# Task details
Quote the whole listing word for word. Do not include the pictures.

[start]

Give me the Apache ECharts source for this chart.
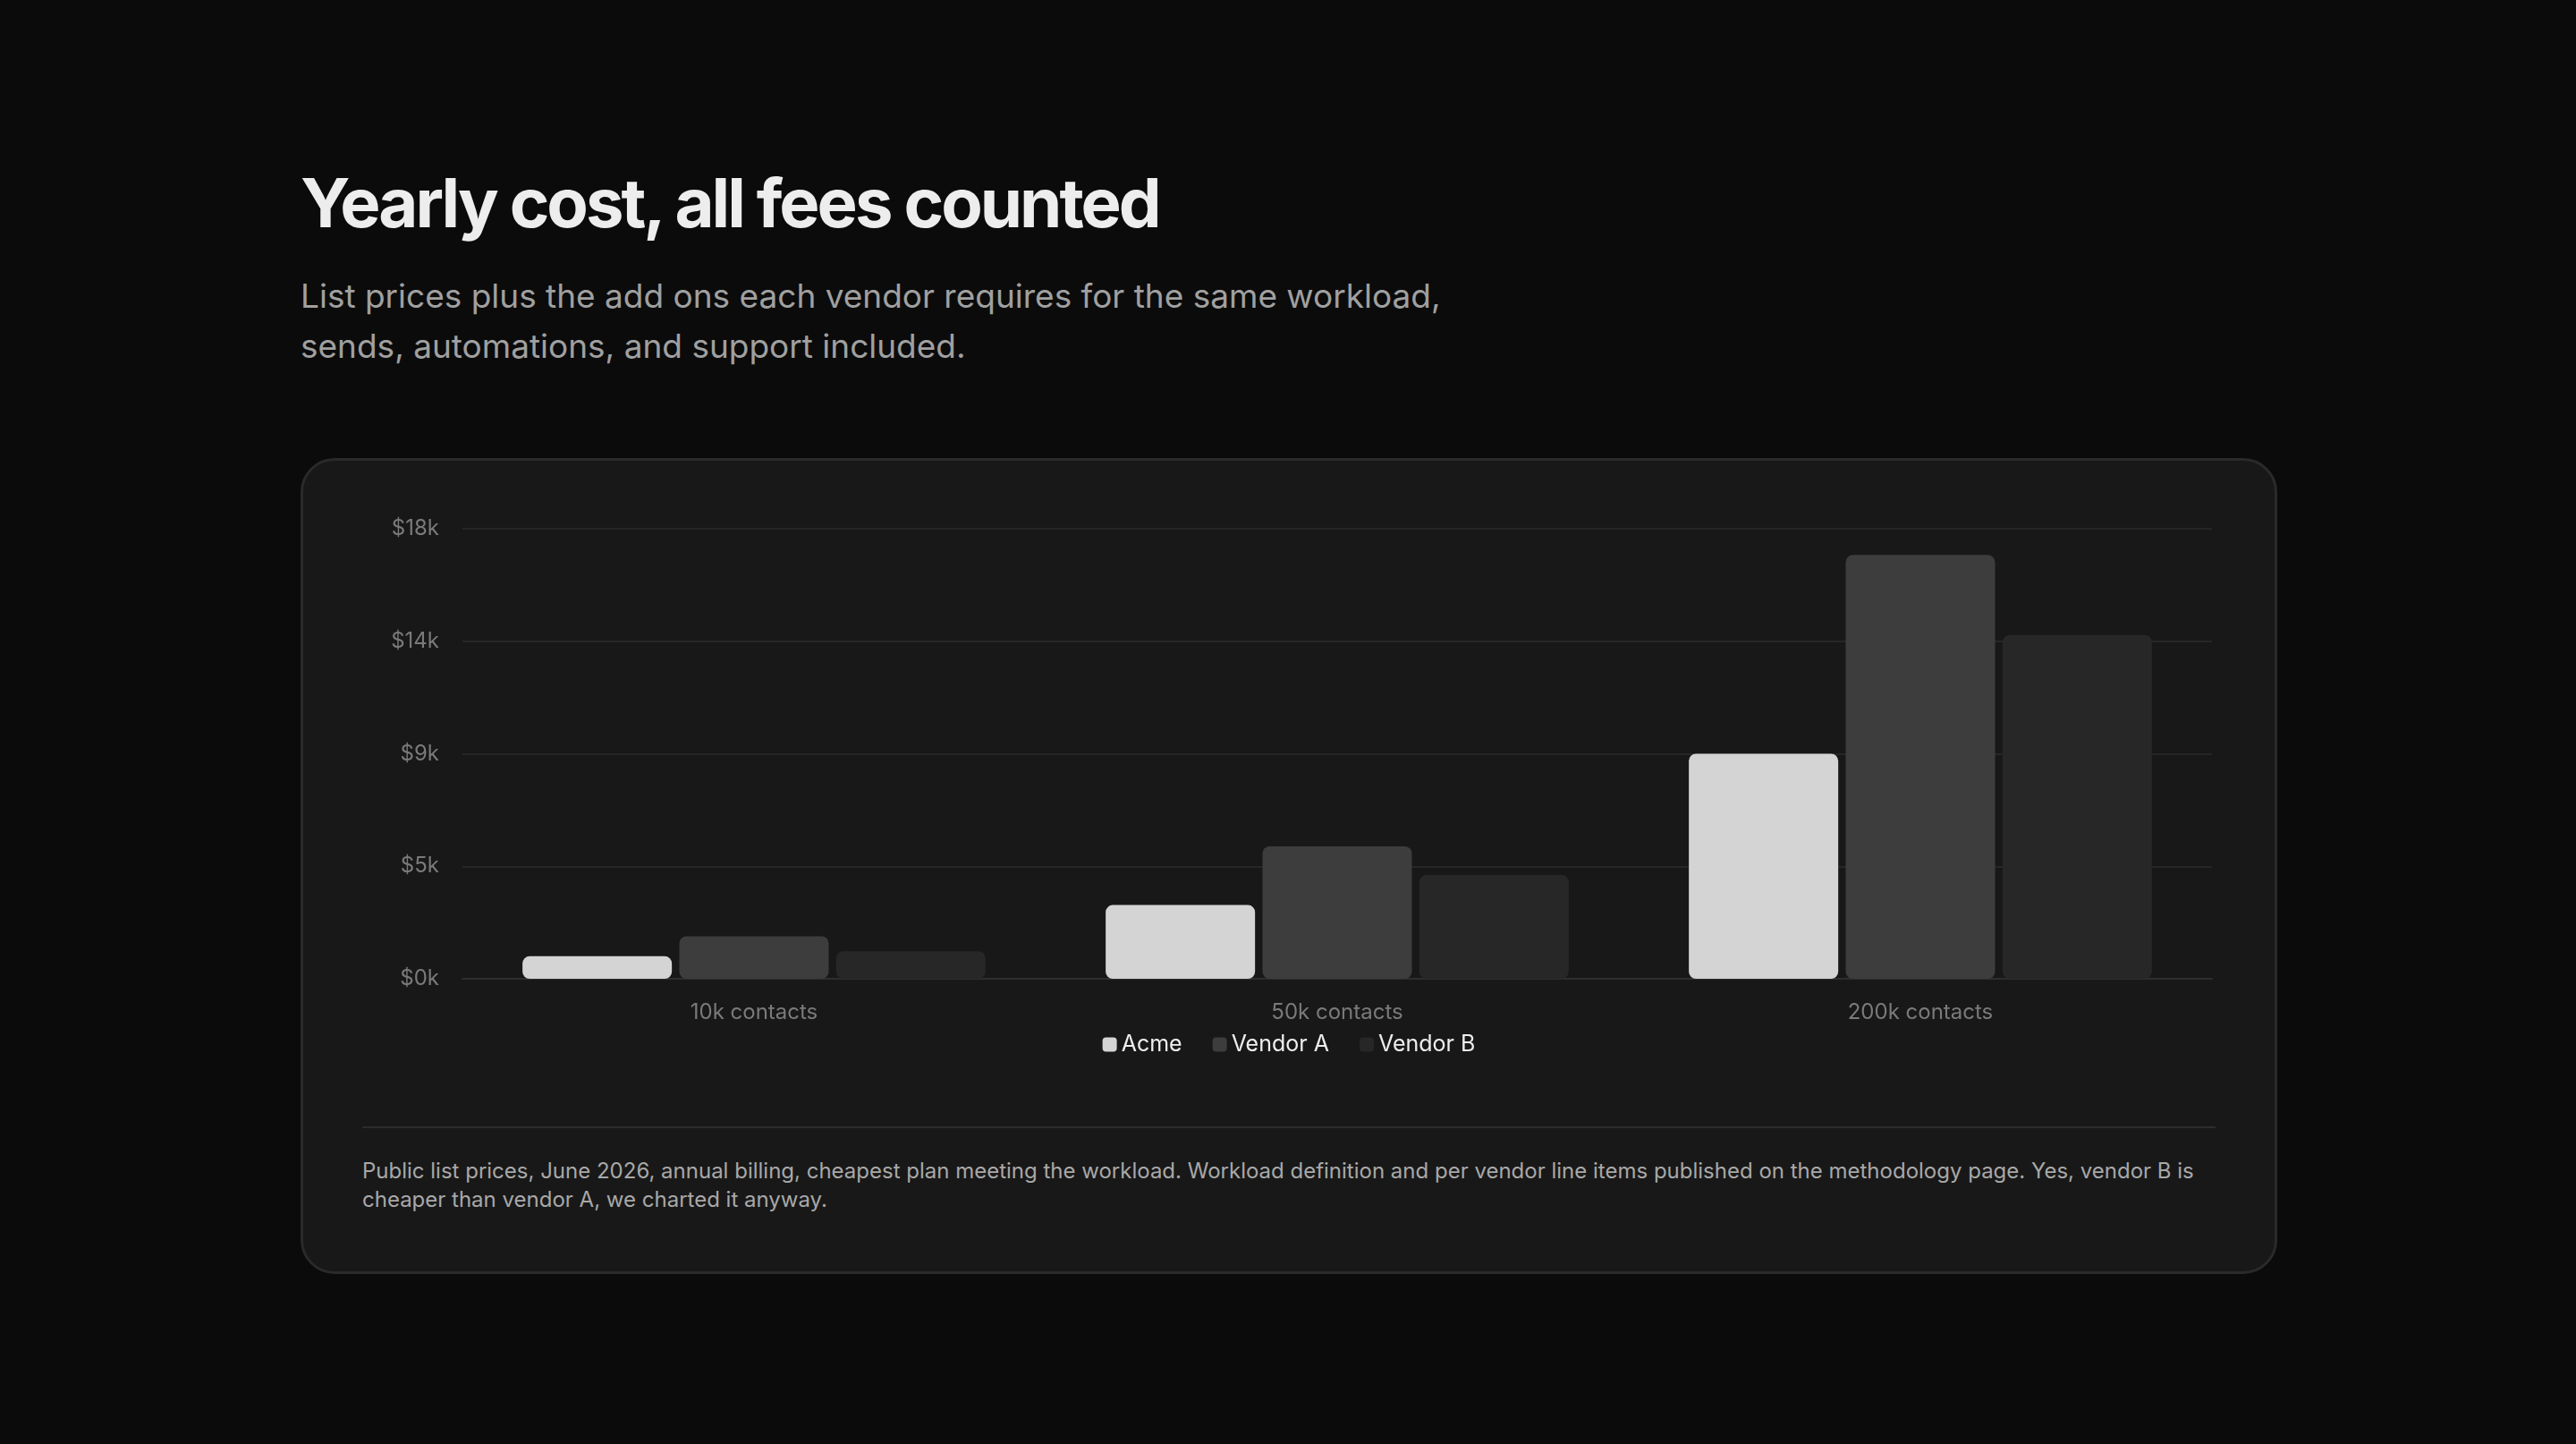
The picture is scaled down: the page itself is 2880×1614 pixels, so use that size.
<!DOCTYPE html>
<html>
<head>
<meta charset="utf-8">
<script src="https://cdn.jsdelivr.net/npm/echarts@6/dist/echarts.min.js"></script>
<style>
	html, body { margin: 0; padding: 0; background: #0b0b0b; width: 2880px; height: 1614px; overflow: hidden; font-family: Inter, "Noto Sans", sans-serif; }
	#title { position: absolute; left: 336px; top: 180px; color: #ededed; font-size: 76px; font-weight: 700; letter-spacing: -3px; margin: 0; }
	#subtitle { position: absolute; left: 336px; top: 303px; color: #a0a0a0; font-size: 37px; line-height: 56px; width: 1400px; margin: 0; }
	#card { position: absolute; left: 336px; top: 512px; width: 2204px; height: 906px; background: #181818; border: 3px solid #2a2a2a; border-radius: 38px; }
	#chart { position: absolute; left: 0; top: 0; width: 2204px; height: 740px; }
	#rule { position: absolute; left: 66px; right: 66px; top: 744px; height: 2px; background: #2c2c2c; }
	#note { position: absolute; left: 66px; right: 80px; top: 778px; color: #a8a8a8; font-size: 24px; line-height: 32px; }
</style>
</head>
<body>
<h1 id="title">Yearly cost, all fees counted</h1>
<p id="subtitle">List prices plus the add ons each vendor requires for the same workload,<br>sends, automations, and support included.</p>
<div id="card">
	<div id="chart"></div>
	<div id="rule"></div>
	<div id="note">Public list prices, June 2026, annual billing, cheapest plan meeting the workload. Workload definition and per vendor line items published on the methodology page. Yes, vendor B is cheaper than vendor A, we charted it anyway.</div>
</div>
<script>
	var categories = ['10k contacts', '50k contacts', '200k contacts'];
	var acme = [900, 2950, 9000];
	var vendorA = [1700, 5300, 16950];
	var vendorB = [1100, 4150, 13750];

	var myChart = echarts.init(document.getElementById('chart'));
	var barStyle = function (color) {
		return { color: color, borderRadius: 8 };
	};
	var option = {
		animation: false,
		grid: { left: 178, right: 70, top: 76, bottom: 161 },
		legend: {
			bottom: 70,
			left: 'center',
			itemWidth: 16,
			itemHeight: 16,
			itemGap: 34,
			icon: 'roundRect',
			textStyle: { color: '#eeeeee', fontSize: 25, fontFamily: 'Inter' },
			data: ['Acme', 'Vendor A', 'Vendor B']
		},
		xAxis: {
			type: 'category',
			data: categories,
			axisLine: { lineStyle: { color: '#2e2e2e', width: 2 } },
			axisTick: { show: false },
			axisLabel: { color: '#7a7a7a', fontSize: 24, margin: 26, fontFamily: 'Inter' }
		},
		yAxis: {
			type: 'value',
			min: 0,
			max: 18000,
			interval: 4500,
			axisLine: { show: false },
			axisTick: { show: false },
			splitLine: { lineStyle: { color: '#262626', width: 2 } },
			axisLabel: {
				color: '#7a7a7a', fontSize: 24, margin: 26, fontFamily: 'Inter',
				formatter: function (v) { return '$' + (v / 1000).toFixed(0) + 'k'; }
			}
		},
		series: [
			{ name: 'Acme', type: 'bar', data: acme, barWidth: 167, barGap: '5%', itemStyle: barStyle('#d4d4d4') },
			{ name: 'Vendor A', type: 'bar', data: vendorA, barWidth: 167, itemStyle: barStyle('#3d3d3d') },
			{ name: 'Vendor B', type: 'bar', data: vendorB, barWidth: 167, itemStyle: barStyle('#272727') }
		]
	};
	myChart.setOption(option);
</script>
</body>
</html>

[end]

# Answer to this problem
Give me the Apache ECharts source for this chart.
The picture is scaled down: the page itself is 2880×1614 pixels, so use that size.
<!DOCTYPE html>
<html>
<head>
<meta charset="utf-8">
<script src="https://cdn.jsdelivr.net/npm/echarts@6/dist/echarts.min.js"></script>
<style>
	html, body { margin: 0; padding: 0; background: #0b0b0b; width: 2880px; height: 1614px; overflow: hidden; font-family: Inter, "Noto Sans", sans-serif; }
	#title { position: absolute; left: 336px; top: 180px; color: #ededed; font-size: 76px; font-weight: 700; letter-spacing: -3px; margin: 0; }
	#subtitle { position: absolute; left: 336px; top: 303px; color: #a0a0a0; font-size: 37px; line-height: 56px; width: 1400px; margin: 0; }
	#card { position: absolute; left: 336px; top: 512px; width: 2204px; height: 906px; background: #181818; border: 3px solid #2a2a2a; border-radius: 38px; }
	#chart { position: absolute; left: 0; top: 0; width: 2204px; height: 740px; }
	#rule { position: absolute; left: 66px; right: 66px; top: 744px; height: 2px; background: #2c2c2c; }
	#note { position: absolute; left: 66px; right: 80px; top: 778px; color: #a8a8a8; font-size: 24px; line-height: 32px; }
</style>
</head>
<body>
<h1 id="title">Yearly cost, all fees counted</h1>
<p id="subtitle">List prices plus the add ons each vendor requires for the same workload,<br>sends, automations, and support included.</p>
<div id="card">
	<div id="chart"></div>
	<div id="rule"></div>
	<div id="note">Public list prices, June 2026, annual billing, cheapest plan meeting the workload. Workload definition and per vendor line items published on the methodology page. Yes, vendor B is cheaper than vendor A, we charted it anyway.</div>
</div>
<script>
	var categories = ['10k contacts', '50k contacts', '200k contacts'];
	var acme = [900, 2950, 9000];
	var vendorA = [1700, 5300, 16950];
	var vendorB = [1100, 4150, 13750];

	var myChart = echarts.init(document.getElementById('chart'));
	var barStyle = function (color) {
		return { color: color, borderRadius: 8 };
	};
	var option = {
		animation: false,
		grid: { left: 178, right: 70, top: 76, bottom: 161 },
		legend: {
			bottom: 70,
			left: 'center',
			itemWidth: 16,
			itemHeight: 16,
			itemGap: 34,
			icon: 'roundRect',
			textStyle: { color: '#eeeeee', fontSize: 25, fontFamily: 'Inter' },
			data: ['Acme', 'Vendor A', 'Vendor B']
		},
		xAxis: {
			type: 'category',
			data: categories,
			axisLine: { lineStyle: { color: '#2e2e2e', width: 2 } },
			axisTick: { show: false },
			axisLabel: { color: '#7a7a7a', fontSize: 24, margin: 26, fontFamily: 'Inter' }
		},
		yAxis: {
			type: 'value',
			min: 0,
			max: 18000,
			interval: 4500,
			axisLine: { show: false },
			axisTick: { show: false },
			splitLine: { lineStyle: { color: '#262626', width: 2 } },
			axisLabel: {
				color: '#7a7a7a', fontSize: 24, margin: 26, fontFamily: 'Inter',
				formatter: function (v) { return '$' + (v / 1000).toFixed(0) + 'k'; }
			}
		},
		series: [
			{ name: 'Acme', type: 'bar', data: acme, barWidth: 167, barGap: '5%', itemStyle: barStyle('#d4d4d4') },
			{ name: 'Vendor A', type: 'bar', data: vendorA, barWidth: 167, itemStyle: barStyle('#3d3d3d') },
			{ name: 'Vendor B', type: 'bar', data: vendorB, barWidth: 167, itemStyle: barStyle('#272727') }
		]
	};
	myChart.setOption(option);
</script>
</body>
</html>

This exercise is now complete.